## Begin Records to process
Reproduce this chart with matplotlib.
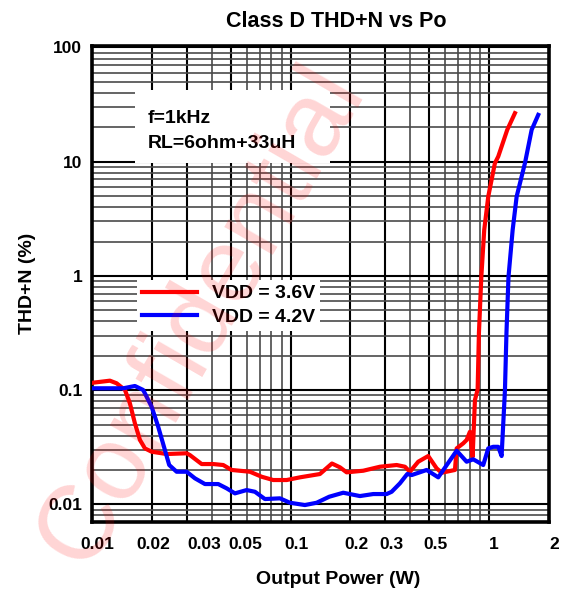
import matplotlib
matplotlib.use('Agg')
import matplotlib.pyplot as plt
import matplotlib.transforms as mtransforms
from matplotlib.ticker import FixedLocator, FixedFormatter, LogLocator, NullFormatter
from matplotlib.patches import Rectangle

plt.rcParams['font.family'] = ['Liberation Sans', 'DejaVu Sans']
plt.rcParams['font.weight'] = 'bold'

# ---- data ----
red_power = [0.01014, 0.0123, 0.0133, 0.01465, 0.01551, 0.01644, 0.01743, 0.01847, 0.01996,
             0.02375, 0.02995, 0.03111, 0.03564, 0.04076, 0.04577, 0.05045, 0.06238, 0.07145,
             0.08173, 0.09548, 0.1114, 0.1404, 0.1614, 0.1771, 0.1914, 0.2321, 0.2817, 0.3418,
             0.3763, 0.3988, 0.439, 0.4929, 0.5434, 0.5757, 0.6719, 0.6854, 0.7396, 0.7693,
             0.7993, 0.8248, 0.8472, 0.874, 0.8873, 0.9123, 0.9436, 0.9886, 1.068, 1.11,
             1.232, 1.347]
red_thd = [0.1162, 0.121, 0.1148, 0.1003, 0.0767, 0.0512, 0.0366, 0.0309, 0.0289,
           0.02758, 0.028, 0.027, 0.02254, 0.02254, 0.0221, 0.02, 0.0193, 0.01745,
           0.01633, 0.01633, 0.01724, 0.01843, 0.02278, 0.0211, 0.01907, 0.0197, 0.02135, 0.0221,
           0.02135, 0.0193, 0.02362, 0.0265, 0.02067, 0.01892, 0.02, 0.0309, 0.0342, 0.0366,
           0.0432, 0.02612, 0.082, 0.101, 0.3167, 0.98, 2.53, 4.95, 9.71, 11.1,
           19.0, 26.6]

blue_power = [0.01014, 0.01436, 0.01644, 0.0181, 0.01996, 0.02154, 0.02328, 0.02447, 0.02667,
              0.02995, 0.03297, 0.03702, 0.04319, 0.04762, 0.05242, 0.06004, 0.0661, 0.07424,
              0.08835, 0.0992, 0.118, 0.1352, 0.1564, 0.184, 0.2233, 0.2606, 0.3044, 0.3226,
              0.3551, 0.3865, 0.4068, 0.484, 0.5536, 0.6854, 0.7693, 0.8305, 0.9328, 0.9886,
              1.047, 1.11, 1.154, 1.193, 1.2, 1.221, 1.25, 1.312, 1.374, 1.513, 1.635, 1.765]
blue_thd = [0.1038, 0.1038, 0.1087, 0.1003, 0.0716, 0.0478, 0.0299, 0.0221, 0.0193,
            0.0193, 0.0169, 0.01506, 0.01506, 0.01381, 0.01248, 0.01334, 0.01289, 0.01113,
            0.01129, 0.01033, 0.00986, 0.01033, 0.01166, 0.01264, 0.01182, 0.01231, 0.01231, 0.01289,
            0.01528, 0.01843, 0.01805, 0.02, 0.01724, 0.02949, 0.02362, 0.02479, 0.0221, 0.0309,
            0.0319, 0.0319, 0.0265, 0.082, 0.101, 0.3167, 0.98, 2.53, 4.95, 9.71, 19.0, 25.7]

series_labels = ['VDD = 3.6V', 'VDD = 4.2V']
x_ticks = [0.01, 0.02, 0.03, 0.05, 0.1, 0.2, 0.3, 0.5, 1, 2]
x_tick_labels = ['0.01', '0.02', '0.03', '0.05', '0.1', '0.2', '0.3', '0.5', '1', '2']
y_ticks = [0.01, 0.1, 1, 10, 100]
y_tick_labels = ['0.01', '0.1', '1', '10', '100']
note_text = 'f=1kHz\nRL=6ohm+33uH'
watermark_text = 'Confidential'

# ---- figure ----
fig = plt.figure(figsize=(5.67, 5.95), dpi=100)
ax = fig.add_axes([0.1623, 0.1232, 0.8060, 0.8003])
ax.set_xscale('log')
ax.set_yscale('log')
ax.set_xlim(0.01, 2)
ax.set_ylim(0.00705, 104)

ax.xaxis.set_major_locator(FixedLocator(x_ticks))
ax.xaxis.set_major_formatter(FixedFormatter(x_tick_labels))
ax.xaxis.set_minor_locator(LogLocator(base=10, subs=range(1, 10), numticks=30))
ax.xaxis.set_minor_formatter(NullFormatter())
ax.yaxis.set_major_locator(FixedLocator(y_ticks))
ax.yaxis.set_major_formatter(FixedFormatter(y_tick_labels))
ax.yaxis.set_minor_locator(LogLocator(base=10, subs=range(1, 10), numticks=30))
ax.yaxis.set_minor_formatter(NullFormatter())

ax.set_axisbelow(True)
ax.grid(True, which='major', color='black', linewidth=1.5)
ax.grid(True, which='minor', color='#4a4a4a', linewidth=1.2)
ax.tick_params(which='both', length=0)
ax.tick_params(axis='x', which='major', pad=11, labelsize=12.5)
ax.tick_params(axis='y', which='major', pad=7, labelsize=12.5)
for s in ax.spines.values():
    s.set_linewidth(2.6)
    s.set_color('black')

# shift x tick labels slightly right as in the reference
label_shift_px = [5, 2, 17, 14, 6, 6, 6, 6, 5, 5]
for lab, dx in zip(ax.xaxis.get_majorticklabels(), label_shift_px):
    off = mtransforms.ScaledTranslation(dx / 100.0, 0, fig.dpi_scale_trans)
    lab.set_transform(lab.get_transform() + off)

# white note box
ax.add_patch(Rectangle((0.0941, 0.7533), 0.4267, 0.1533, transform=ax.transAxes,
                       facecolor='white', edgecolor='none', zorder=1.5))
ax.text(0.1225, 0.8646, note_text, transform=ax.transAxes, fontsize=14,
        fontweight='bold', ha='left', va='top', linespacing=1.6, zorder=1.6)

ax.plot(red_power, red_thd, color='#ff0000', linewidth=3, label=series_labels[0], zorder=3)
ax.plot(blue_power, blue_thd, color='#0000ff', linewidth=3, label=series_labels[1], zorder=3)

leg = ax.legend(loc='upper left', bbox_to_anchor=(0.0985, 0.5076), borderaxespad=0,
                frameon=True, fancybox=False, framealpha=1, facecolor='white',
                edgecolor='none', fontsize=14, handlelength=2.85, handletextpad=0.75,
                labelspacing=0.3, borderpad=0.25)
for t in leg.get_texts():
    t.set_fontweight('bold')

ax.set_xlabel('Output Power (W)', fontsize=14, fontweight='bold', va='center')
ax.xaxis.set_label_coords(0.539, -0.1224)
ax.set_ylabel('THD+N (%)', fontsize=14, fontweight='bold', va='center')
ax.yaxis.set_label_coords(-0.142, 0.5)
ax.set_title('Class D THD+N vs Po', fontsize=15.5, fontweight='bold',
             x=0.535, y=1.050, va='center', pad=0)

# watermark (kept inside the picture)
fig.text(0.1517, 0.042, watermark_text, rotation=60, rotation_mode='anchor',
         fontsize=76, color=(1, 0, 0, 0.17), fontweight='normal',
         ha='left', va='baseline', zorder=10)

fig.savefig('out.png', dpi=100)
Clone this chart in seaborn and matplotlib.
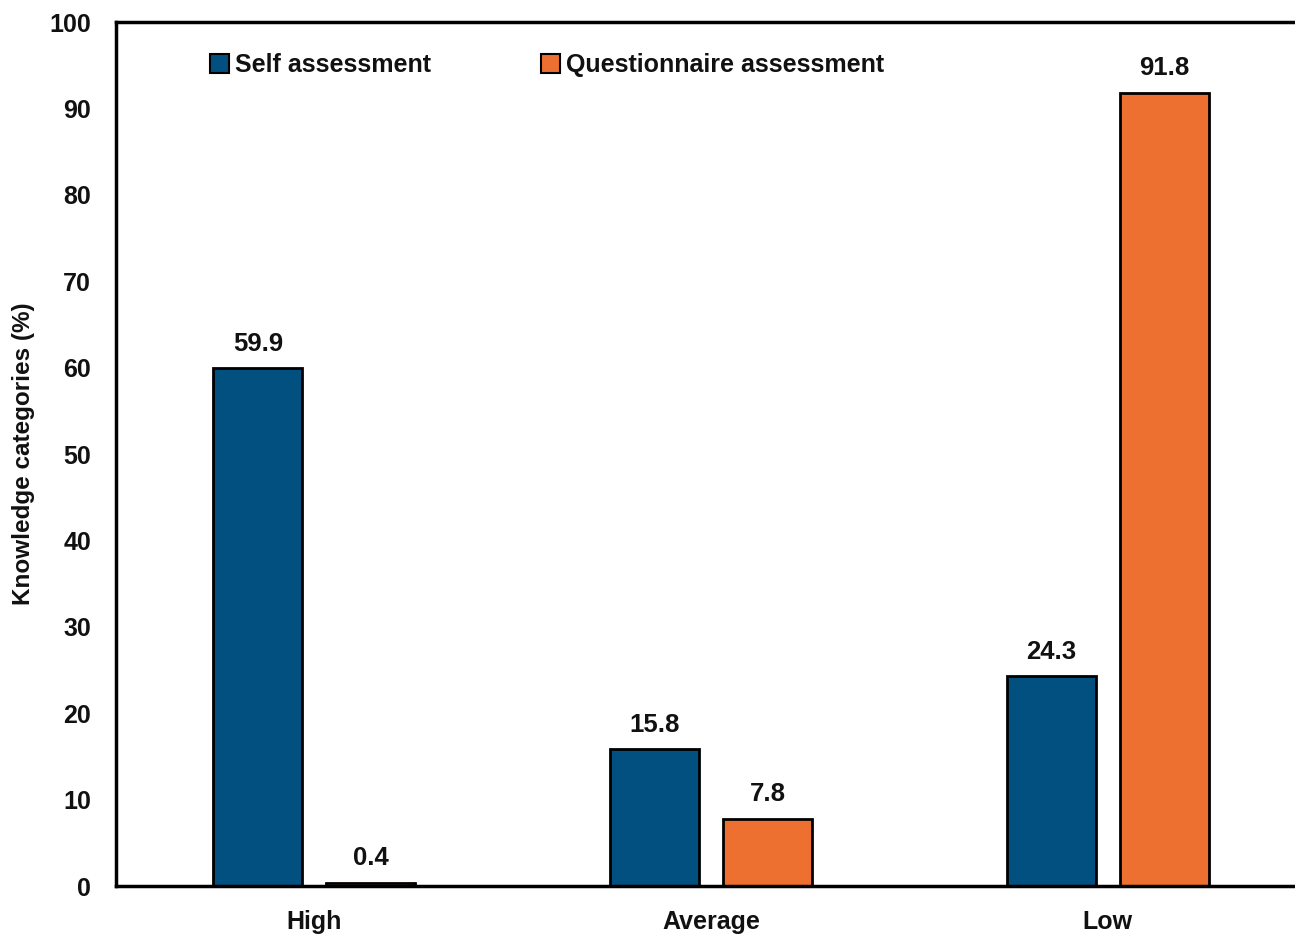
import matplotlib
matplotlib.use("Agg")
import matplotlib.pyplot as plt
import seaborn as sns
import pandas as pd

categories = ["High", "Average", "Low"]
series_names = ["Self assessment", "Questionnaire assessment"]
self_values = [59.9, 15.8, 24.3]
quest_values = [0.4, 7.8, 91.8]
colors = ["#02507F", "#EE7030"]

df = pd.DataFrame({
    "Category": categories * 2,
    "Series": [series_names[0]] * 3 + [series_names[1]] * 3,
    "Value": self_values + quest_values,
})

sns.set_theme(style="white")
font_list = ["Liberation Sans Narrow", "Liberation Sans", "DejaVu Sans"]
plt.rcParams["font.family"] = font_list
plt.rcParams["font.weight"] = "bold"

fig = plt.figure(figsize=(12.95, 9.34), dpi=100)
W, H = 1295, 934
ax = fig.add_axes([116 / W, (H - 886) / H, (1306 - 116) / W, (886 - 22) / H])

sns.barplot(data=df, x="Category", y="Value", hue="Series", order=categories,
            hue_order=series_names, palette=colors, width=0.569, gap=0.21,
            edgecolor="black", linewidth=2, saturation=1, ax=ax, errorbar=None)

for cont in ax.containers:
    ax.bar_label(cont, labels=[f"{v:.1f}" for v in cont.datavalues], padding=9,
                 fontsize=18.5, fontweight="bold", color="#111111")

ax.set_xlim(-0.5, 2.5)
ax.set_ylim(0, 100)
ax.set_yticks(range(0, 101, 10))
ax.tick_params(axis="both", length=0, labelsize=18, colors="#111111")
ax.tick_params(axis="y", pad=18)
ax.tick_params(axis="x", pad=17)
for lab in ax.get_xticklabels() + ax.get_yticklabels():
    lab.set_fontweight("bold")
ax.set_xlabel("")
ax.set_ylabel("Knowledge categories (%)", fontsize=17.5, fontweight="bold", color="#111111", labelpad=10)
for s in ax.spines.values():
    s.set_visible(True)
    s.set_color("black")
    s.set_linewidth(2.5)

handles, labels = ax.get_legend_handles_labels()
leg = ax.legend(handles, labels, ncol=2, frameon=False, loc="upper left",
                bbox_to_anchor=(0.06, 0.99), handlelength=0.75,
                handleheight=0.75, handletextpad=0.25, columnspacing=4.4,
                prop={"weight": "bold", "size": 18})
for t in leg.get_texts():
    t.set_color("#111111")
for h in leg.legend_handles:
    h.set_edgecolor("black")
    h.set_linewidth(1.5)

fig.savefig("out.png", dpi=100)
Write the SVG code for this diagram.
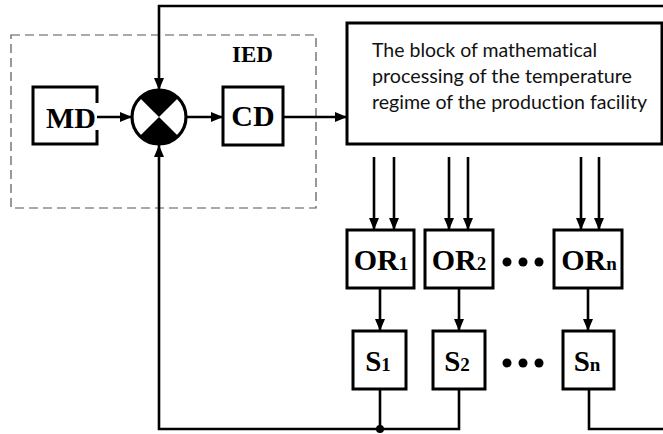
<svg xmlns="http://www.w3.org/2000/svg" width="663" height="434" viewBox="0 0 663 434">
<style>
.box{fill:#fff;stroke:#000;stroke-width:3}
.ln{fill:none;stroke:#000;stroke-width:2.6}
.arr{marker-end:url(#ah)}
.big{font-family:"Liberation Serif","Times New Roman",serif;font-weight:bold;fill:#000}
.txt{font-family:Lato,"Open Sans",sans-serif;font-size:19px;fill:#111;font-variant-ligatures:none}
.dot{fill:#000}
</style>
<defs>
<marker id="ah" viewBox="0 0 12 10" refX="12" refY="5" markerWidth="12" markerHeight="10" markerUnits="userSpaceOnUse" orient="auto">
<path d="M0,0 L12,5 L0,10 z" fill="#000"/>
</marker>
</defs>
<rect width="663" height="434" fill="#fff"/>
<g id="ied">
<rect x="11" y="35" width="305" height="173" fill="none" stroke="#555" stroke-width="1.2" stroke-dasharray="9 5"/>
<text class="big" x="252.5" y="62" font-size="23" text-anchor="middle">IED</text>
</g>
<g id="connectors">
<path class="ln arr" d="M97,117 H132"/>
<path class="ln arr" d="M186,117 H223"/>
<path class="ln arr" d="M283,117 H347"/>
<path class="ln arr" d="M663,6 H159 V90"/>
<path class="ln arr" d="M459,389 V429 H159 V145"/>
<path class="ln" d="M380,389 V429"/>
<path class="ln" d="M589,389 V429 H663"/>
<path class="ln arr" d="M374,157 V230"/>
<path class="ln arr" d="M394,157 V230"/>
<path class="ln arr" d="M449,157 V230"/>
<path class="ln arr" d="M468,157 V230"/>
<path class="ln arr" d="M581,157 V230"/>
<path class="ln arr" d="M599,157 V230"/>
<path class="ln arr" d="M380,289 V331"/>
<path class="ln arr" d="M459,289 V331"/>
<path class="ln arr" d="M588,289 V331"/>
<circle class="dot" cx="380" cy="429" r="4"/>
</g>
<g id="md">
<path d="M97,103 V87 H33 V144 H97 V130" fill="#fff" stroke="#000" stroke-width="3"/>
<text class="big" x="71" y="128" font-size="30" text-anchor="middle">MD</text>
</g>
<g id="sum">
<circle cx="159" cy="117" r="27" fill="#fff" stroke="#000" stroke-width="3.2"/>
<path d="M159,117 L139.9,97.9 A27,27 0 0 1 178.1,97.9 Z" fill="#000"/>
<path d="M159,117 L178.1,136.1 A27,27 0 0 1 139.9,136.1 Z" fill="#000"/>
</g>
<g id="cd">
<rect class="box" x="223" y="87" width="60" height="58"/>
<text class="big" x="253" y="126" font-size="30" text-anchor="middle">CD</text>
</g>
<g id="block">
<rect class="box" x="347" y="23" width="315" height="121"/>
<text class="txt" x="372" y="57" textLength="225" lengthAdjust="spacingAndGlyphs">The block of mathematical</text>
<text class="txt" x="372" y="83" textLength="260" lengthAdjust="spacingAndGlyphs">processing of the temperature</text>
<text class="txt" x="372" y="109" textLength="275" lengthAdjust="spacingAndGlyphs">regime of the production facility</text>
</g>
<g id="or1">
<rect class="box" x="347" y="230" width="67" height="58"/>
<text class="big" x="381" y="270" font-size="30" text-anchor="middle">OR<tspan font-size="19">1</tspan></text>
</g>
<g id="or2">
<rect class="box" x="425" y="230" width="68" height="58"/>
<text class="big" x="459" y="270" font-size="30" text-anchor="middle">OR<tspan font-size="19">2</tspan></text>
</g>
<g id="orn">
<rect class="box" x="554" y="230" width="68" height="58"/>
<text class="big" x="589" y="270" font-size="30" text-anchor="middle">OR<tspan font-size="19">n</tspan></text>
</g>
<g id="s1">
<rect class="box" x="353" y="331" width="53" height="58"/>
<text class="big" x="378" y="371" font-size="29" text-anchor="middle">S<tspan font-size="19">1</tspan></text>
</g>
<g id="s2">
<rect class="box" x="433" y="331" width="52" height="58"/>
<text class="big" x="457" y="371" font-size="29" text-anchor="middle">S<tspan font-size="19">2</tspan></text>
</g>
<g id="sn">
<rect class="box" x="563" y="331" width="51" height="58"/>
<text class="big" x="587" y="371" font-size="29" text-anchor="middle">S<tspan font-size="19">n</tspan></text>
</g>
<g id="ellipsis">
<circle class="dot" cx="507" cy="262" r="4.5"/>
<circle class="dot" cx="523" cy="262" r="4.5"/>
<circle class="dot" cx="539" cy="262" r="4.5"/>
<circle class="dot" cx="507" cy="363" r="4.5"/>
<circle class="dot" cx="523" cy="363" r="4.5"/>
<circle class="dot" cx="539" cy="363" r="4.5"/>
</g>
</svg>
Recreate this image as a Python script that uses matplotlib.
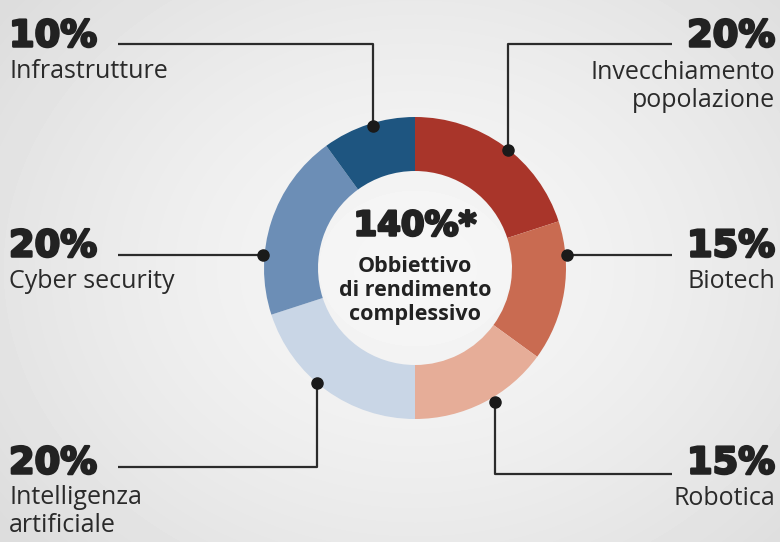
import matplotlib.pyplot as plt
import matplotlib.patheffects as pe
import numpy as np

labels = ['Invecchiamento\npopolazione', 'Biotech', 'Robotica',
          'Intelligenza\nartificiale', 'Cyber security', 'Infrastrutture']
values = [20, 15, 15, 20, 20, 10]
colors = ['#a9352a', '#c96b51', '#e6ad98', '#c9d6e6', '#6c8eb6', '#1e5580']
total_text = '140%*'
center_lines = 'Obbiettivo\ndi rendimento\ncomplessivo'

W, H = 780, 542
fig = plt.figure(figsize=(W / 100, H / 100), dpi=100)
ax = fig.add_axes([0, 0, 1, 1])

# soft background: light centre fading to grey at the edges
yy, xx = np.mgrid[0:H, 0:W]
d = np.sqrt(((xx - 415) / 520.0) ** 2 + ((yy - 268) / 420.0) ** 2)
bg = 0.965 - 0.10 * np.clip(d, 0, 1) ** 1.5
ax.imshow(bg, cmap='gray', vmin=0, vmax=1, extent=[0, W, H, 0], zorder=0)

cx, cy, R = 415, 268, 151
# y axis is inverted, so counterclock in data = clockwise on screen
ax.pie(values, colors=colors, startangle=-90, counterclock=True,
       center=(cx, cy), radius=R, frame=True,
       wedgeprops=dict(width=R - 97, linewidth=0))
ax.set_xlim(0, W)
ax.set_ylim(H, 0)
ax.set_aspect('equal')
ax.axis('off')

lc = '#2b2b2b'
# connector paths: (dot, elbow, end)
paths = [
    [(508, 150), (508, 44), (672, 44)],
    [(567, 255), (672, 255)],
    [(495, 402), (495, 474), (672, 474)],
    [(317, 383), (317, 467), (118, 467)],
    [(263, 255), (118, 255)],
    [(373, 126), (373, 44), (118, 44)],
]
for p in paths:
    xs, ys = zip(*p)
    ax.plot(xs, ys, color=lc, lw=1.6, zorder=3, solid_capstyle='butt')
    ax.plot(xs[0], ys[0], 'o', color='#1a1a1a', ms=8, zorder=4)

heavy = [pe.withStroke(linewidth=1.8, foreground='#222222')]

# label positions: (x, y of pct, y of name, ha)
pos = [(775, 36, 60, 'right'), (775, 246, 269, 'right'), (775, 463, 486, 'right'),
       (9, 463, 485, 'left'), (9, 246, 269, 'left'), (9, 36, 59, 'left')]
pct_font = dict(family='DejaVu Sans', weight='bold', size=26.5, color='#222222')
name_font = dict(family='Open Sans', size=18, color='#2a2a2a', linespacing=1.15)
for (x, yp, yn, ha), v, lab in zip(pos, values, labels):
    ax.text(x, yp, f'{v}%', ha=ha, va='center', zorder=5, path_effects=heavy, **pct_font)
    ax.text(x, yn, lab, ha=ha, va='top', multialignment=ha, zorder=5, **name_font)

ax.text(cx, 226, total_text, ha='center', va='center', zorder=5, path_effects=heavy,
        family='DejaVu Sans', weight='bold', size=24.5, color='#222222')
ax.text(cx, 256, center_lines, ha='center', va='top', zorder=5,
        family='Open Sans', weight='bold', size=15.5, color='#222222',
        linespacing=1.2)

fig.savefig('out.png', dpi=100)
## End Records to process
What you have to do: Only the lines from the one with "Recreate this image" down to the one with "heavy = [pe.withStroke(linewidth=1.8, foreground='#222222')]" belong in your copy, both ends included; write them out exactly and skip any pictures.

Written response:
Recreate this image as a Python script that uses matplotlib.
import matplotlib.pyplot as plt
import matplotlib.patheffects as pe
import numpy as np

labels = ['Invecchiamento\npopolazione', 'Biotech', 'Robotica',
          'Intelligenza\nartificiale', 'Cyber security', 'Infrastrutture']
values = [20, 15, 15, 20, 20, 10]
colors = ['#a9352a', '#c96b51', '#e6ad98', '#c9d6e6', '#6c8eb6', '#1e5580']
total_text = '140%*'
center_lines = 'Obbiettivo\ndi rendimento\ncomplessivo'

W, H = 780, 542
fig = plt.figure(figsize=(W / 100, H / 100), dpi=100)
ax = fig.add_axes([0, 0, 1, 1])

# soft background: light centre fading to grey at the edges
yy, xx = np.mgrid[0:H, 0:W]
d = np.sqrt(((xx - 415) / 520.0) ** 2 + ((yy - 268) / 420.0) ** 2)
bg = 0.965 - 0.10 * np.clip(d, 0, 1) ** 1.5
ax.imshow(bg, cmap='gray', vmin=0, vmax=1, extent=[0, W, H, 0], zorder=0)

cx, cy, R = 415, 268, 151
# y axis is inverted, so counterclock in data = clockwise on screen
ax.pie(values, colors=colors, startangle=-90, counterclock=True,
       center=(cx, cy), radius=R, frame=True,
       wedgeprops=dict(width=R - 97, linewidth=0))
ax.set_xlim(0, W)
ax.set_ylim(H, 0)
ax.set_aspect('equal')
ax.axis('off')

lc = '#2b2b2b'
# connector paths: (dot, elbow, end)
paths = [
    [(508, 150), (508, 44), (672, 44)],
    [(567, 255), (672, 255)],
    [(495, 402), (495, 474), (672, 474)],
    [(317, 383), (317, 467), (118, 467)],
    [(263, 255), (118, 255)],
    [(373, 126), (373, 44), (118, 44)],
]
for p in paths:
    xs, ys = zip(*p)
    ax.plot(xs, ys, color=lc, lw=1.6, zorder=3, solid_capstyle='butt')
    ax.plot(xs[0], ys[0], 'o', color='#1a1a1a', ms=8, zorder=4)

heavy = [pe.withStroke(linewidth=1.8, foreground='#222222')]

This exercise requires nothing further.